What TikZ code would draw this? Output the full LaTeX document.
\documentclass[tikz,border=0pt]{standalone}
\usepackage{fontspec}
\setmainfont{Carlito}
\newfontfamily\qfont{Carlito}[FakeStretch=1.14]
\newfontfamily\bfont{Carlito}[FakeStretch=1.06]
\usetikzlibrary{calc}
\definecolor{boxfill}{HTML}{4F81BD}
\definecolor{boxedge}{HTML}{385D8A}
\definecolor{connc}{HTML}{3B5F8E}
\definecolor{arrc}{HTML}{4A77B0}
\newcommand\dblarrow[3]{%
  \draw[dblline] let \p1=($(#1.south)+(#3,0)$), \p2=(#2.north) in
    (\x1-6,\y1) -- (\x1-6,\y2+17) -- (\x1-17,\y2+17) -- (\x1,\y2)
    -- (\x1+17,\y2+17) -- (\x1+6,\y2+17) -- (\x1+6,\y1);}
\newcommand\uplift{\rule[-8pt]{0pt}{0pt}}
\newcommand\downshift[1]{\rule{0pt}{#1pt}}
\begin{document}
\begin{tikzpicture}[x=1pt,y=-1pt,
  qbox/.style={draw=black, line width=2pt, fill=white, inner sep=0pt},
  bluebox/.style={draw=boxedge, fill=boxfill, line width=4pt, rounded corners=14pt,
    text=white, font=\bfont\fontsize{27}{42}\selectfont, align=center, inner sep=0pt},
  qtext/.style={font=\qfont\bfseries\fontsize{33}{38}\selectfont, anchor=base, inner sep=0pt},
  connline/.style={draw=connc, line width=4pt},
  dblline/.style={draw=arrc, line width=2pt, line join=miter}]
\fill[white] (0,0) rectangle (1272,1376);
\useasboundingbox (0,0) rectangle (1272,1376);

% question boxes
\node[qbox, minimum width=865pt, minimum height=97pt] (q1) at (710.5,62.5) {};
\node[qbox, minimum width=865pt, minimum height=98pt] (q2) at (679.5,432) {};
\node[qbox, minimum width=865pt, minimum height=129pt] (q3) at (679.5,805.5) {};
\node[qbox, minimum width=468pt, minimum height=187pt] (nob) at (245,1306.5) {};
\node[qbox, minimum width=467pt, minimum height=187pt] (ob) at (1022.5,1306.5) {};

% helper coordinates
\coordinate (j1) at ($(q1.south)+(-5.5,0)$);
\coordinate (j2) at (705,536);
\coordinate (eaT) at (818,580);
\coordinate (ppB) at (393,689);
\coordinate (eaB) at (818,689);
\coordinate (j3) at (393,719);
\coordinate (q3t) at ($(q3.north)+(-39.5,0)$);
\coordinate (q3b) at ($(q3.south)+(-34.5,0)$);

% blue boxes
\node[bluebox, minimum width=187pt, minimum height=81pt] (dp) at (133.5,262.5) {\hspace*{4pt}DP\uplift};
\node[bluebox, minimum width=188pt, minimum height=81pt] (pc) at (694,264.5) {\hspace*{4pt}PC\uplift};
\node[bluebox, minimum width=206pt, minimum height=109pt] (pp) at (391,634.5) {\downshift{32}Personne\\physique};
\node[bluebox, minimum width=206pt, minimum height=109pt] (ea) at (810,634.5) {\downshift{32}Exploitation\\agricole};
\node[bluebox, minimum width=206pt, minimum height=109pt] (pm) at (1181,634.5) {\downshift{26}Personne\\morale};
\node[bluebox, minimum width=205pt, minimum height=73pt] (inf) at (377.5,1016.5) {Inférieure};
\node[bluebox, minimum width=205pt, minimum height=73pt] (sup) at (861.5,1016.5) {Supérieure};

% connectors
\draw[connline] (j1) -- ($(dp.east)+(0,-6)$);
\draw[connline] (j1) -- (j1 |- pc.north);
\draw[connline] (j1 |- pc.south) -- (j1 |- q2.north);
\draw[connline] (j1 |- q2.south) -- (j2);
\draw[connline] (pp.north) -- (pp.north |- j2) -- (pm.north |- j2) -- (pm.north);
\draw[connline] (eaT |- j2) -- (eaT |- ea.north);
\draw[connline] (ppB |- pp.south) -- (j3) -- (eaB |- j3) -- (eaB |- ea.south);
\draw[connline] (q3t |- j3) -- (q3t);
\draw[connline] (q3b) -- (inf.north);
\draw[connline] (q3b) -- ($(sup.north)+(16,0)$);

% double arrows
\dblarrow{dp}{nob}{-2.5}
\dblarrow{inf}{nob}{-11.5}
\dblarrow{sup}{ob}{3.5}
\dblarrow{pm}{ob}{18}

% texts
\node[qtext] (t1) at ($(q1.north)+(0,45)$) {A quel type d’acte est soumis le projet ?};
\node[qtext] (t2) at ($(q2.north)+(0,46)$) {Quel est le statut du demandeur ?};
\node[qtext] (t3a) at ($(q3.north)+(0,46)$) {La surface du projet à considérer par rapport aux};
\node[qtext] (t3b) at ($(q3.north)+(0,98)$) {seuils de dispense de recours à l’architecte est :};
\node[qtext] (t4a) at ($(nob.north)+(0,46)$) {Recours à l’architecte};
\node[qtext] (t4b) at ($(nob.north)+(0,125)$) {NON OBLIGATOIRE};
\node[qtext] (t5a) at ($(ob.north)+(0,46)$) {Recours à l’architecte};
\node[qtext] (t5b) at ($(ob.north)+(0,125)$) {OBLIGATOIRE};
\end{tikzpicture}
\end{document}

**THE EXERCISE**.
Word for word, quote the lines of the material from the first line through the line with "minimum width=467pt, minimum", both ends included.

**ANSWER TO THE EXERCISE**.
What TikZ code would draw this? Output the full LaTeX document.
\documentclass[tikz,border=0pt]{standalone}
\usepackage{fontspec}
\setmainfont{Carlito}
\newfontfamily\qfont{Carlito}[FakeStretch=1.14]
\newfontfamily\bfont{Carlito}[FakeStretch=1.06]
\usetikzlibrary{calc}
\definecolor{boxfill}{HTML}{4F81BD}
\definecolor{boxedge}{HTML}{385D8A}
\definecolor{connc}{HTML}{3B5F8E}
\definecolor{arrc}{HTML}{4A77B0}
\newcommand\dblarrow[3]{%
  \draw[dblline] let \p1=($(#1.south)+(#3,0)$), \p2=(#2.north) in
    (\x1-6,\y1) -- (\x1-6,\y2+17) -- (\x1-17,\y2+17) -- (\x1,\y2)
    -- (\x1+17,\y2+17) -- (\x1+6,\y2+17) -- (\x1+6,\y1);}
\newcommand\uplift{\rule[-8pt]{0pt}{0pt}}
\newcommand\downshift[1]{\rule{0pt}{#1pt}}
\begin{document}
\begin{tikzpicture}[x=1pt,y=-1pt,
  qbox/.style={draw=black, line width=2pt, fill=white, inner sep=0pt},
  bluebox/.style={draw=boxedge, fill=boxfill, line width=4pt, rounded corners=14pt,
    text=white, font=\bfont\fontsize{27}{42}\selectfont, align=center, inner sep=0pt},
  qtext/.style={font=\qfont\bfseries\fontsize{33}{38}\selectfont, anchor=base, inner sep=0pt},
  connline/.style={draw=connc, line width=4pt},
  dblline/.style={draw=arrc, line width=2pt, line join=miter}]
\fill[white] (0,0) rectangle (1272,1376);
\useasboundingbox (0,0) rectangle (1272,1376);

% question boxes
\node[qbox, minimum width=865pt, minimum height=97pt] (q1) at (710.5,62.5) {};
\node[qbox, minimum width=865pt, minimum height=98pt] (q2) at (679.5,432) {};
\node[qbox, minimum width=865pt, minimum height=129pt] (q3) at (679.5,805.5) {};
\node[qbox, minimum width=468pt, minimum height=187pt] (nob) at (245,1306.5) {};
\node[qbox, minimum width=467pt, minimum height=187pt] (ob) at (1022.5,1306.5) {};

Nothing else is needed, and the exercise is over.